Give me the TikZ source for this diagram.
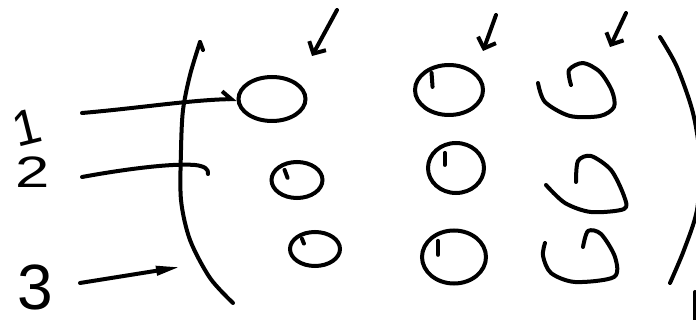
\documentclass[tikz,border=0pt]{standalone}
\usepackage{fontspec}
\setmainfont{Liberation Sans}
\usetikzlibrary{arrows.meta,shapes.geometric,calc}
\tikzset{
  ink/.style={line width=4pt, line cap=round, line join=round},
  ring/.style={ellipse, draw, line width=4pt, inner sep=0pt},
  pointer/.style={ink, -{Straight Barb[left, length=9pt, width=16pt]}},
  tickmark/.style={ink, -{Straight Barb[length=9pt, width=19pt]}},
  headarrow/.style={ink, -{Triangle[length=24pt, width=9pt]}},
  digit/.style={inner sep=0pt}
}

\begin{document}
\begin{tikzpicture}[x=1pt, y=-1pt]
    \useasboundingbox (0,0) rectangle (696,320);

    % row labels
    \node[digit, font=\fontsize{50}{50}\selectfont, rotate=14] (one) at (27,127) {1};
    \node[digit, font=\fontsize{44}{44}\selectfont] (two) at (33,172) {\scalebox{1.4}[1]{2}};
    \node[digit, font=\fontsize{64}{64}\selectfont] (three) at (35,287) {3};

    % filled-in circles
    \node[ring, minimum width=67pt, minimum height=44pt] (c11) at (272,99) {};
    \node[ring, minimum width=51pt, minimum height=36pt] (c21) at (297,180) {};
    \node[ring, minimum width=50pt, minimum height=34pt] (c31) at (315,249) {};
    \node[ring, minimum width=68pt, minimum height=50pt] (c12) at (449,90) {};
    \node[ring, minimum width=56pt, minimum height=50pt] (c22) at (456,168) {};
    \node[ring, minimum width=64pt, minimum height=53pt] (c32) at (454,257) {};
    % pen overlaps
    \draw[ink] (c12.north west) ++(8,2) -- ++(1,14);
    \draw[ink] (c22.north west) ++(10,4) -- ++(0,12);
    \draw[ink] (c32.north west) ++(8,4) -- ++(0,14);
    \draw[ink] (c21.north west) ++(7,4) -- ++(3,8);
    \draw[ink] (c31.north west) ++(6,3) -- ++(2,5);

    % open circles
    \draw[ink] plot[smooth] coordinates {(538,83) (545,102) (570,116) (600,116) (614,107) (612,91) (600,72) (583,63) (569,70) (571,85)};
    \draw[ink] plot[smooth] coordinates {(546,185) (565,203) (591,212) (624,209) (624,196) (611,170) (591,156) (578,161) (576,182)};
    \draw[ink] plot[smooth] coordinates {(545,243) (543,256) (551,273) (575,282) (614,277) (615,257) (601,234) (588,231) (583,247)};

    % brackets
    \draw[ink] (203,50) -- (200,42);
    \draw[ink] plot[smooth] coordinates {(200,42) (190,75) (183,110) (181,150) (181,200) (190,240) (210,278) (233,303)};
    \draw[ink] plot[smooth] coordinates {(660,37) (677,67) (693,113) (700,160) (697,210) (684,250) (670,283)};
    \draw[ink] (695,292) -- (695,325);

    % ticks
    \coordinate (k1) at (337,10);
    \coordinate (k2) at (496,15);
    \coordinate (k3) at (626,13);
    \draw[tickmark] (k1) -- (312,56);
    \draw[tickmark] (k2) -- (483,51);
    \draw[tickmark] (k3) -- (610,47);

    % row pointers
    \coordinate (a1) at (82,113);
    \coordinate (a2) at (82,177);
    \coordinate (a3) at (80,283);
    \coordinate (b3) at (180,267);
    \draw[pointer] (a1) .. controls (140,108) and (190,100) .. (c11.west);
    \draw[ink] (a2) .. controls (120,170) and (170,163) .. (195,165)
      .. controls (204,166) and (209,169) .. (208,174);
    \draw[headarrow] (a3) -- (b3);
  \end{tikzpicture}
\end{document}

#####

» **Stated task**
Reproduce only the lines from the beginning of the data through the line that contains "(three) at (35,287)", both included, and please drop the pictures.

» **Response to the exercise**
Give me the TikZ source for this diagram.
\documentclass[tikz,border=0pt]{standalone}
\usepackage{fontspec}
\setmainfont{Liberation Sans}
\usetikzlibrary{arrows.meta,shapes.geometric,calc}
\tikzset{
  ink/.style={line width=4pt, line cap=round, line join=round},
  ring/.style={ellipse, draw, line width=4pt, inner sep=0pt},
  pointer/.style={ink, -{Straight Barb[left, length=9pt, width=16pt]}},
  tickmark/.style={ink, -{Straight Barb[length=9pt, width=19pt]}},
  headarrow/.style={ink, -{Triangle[length=24pt, width=9pt]}},
  digit/.style={inner sep=0pt}
}

\begin{document}
\begin{tikzpicture}[x=1pt, y=-1pt]
    \useasboundingbox (0,0) rectangle (696,320);

    % row labels
    \node[digit, font=\fontsize{50}{50}\selectfont, rotate=14] (one) at (27,127) {1};
    \node[digit, font=\fontsize{44}{44}\selectfont] (two) at (33,172) {\scalebox{1.4}[1]{2}};
    \node[digit, font=\fontsize{64}{64}\selectfont] (three) at (35,287) {3};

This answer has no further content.